I also cherish Gilbert’s discussion of curiosity. She tells us that curiosity is our friend, a friend that teaches us to become ourselves. If you don’t know what you’re passionate about or what you want to create–honestly, most people do not walk around in a constant state of passion over their work–well, then, follow your curiosity, no matter how small of a whisper it is. Following your curiosity may lead you to your passion, to wonderful, unexpected places, or it may lead you nowhere, but at least you “will have the satisfaction of knowing that you passed your entire existence in devotion to the noble virtue of inquisitiveness,” Gilbert writes. At least you will have kept moving and created something new along the journey, and that’s pretty amazing. 

Gilbert’s dig into perfectionism was especially affecting for me. She calls perfectionism “a high-end, haute couture version of fear…perfectionism is just fear in fancy shoes and a mink coat, pretending to be elegant when it’s actually terrified. Because underneath the shiny veneer, perfectionism is nothing more than a deep existential angst that says, again and again, ‘I am not good enough and I will never be good enough.’” This was a very important lesson for me as I tend to leave projects uncompleted–or even, unattempted!–because I am afraid to put it out there until it’s perfect.
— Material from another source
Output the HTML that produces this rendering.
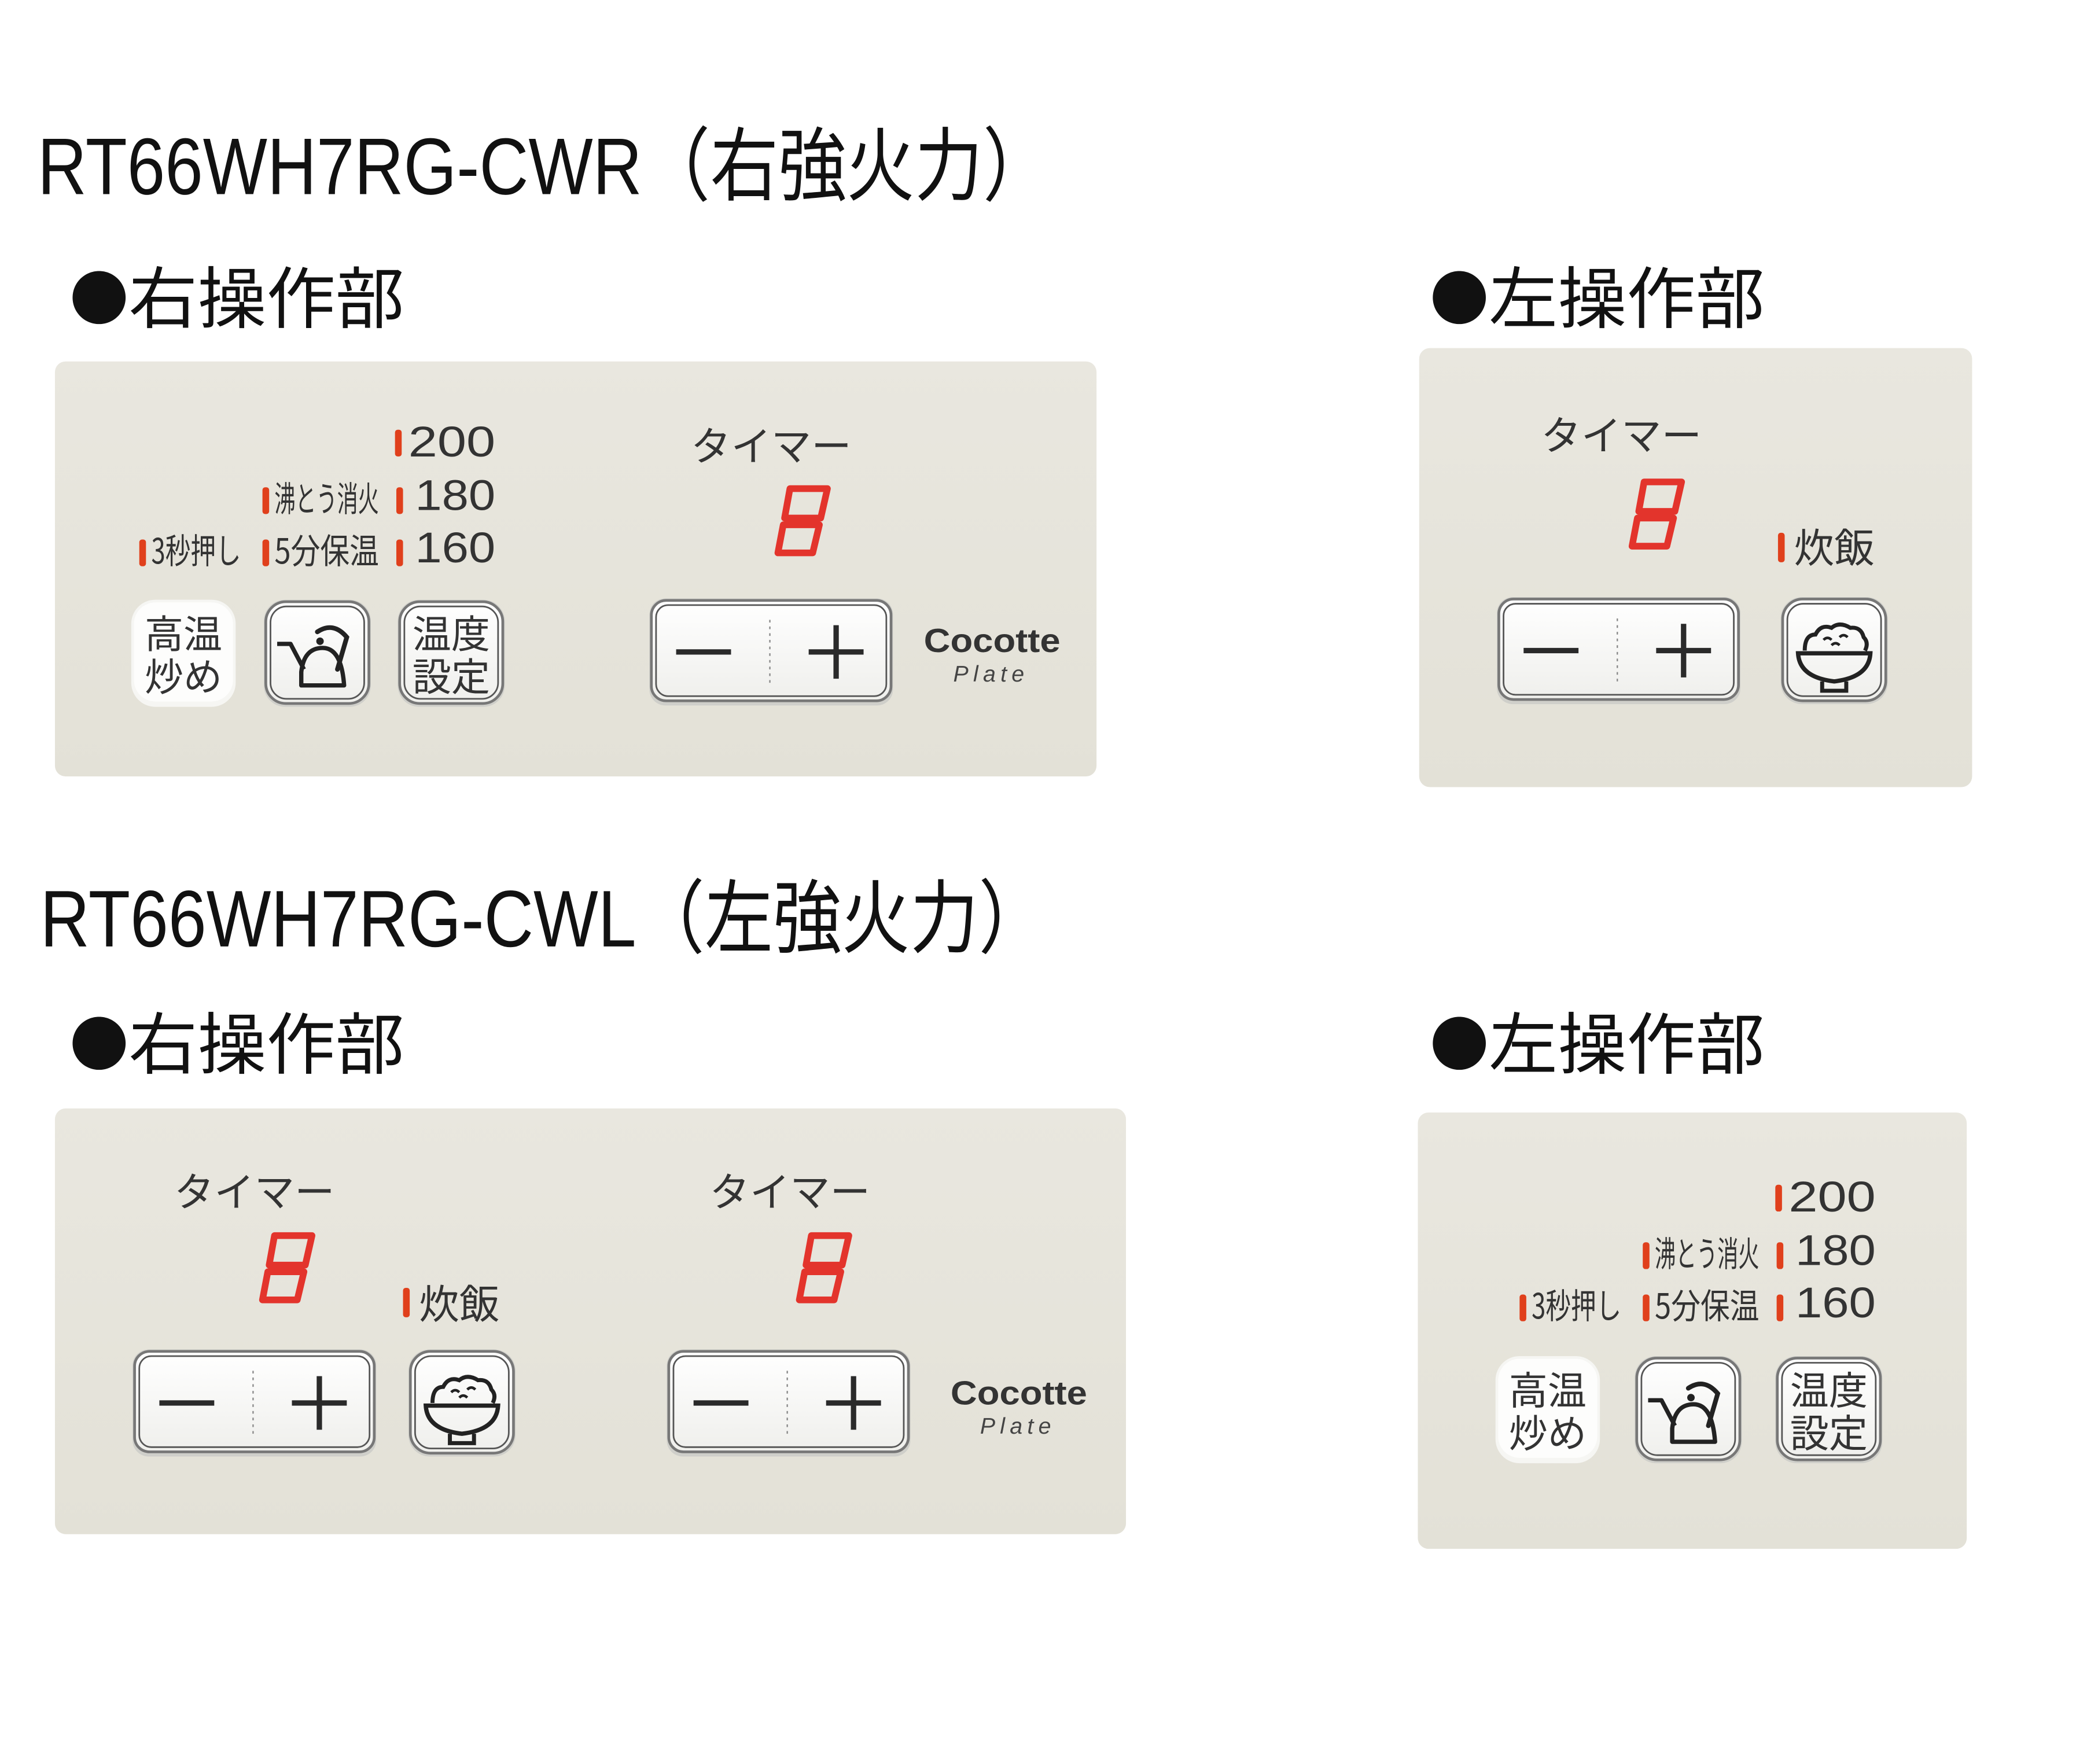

In fact, you wouldn’t be reading this blog right now if it weren’t for this lesson! I was ready to hear Gilbert’s lesson when I finally opened this book: Just keep moving; put your work out there; perfection is unachievable.  

 I’ll leave you with a few quotes from Big Magic that capture beautifully the essence of this book. And if you want to learn more about this topic and book, I highly recommend listening to Elizabeth Gilbert talk with Krista Tippett on her podcast: “On Being with Krista Tippett.” Choosing Curiosity Over Fear

“The essential ingredients for creativity remain exactly the same for everybody: courage, enchantment, permission, persistence, trust–and those elements are universally accessible. Which does not mean creative living is always easy, it merely means that creative living is always possible.”

“Creativity is sacred, and it is not sacred. What we make matters enormously, and it doesn’t matter at all. We toil alone, and we are accompanied by spirits. We are terrified, and we are brave. Art is a crushing chore and a wonderful privilege. Only when we are at our most playful can divinity finally get serious with us.”

 

 

 

 

 

 

2 thoughts on “Big Magic. Creative Living Beyond Fear. The Most Inspiring Book I’ve Read All Year.

  1. Heidi Koval says:

    You’re rocking it girl! Love this post. Thanks for being vulnerable and honest. Keep up the amazing work!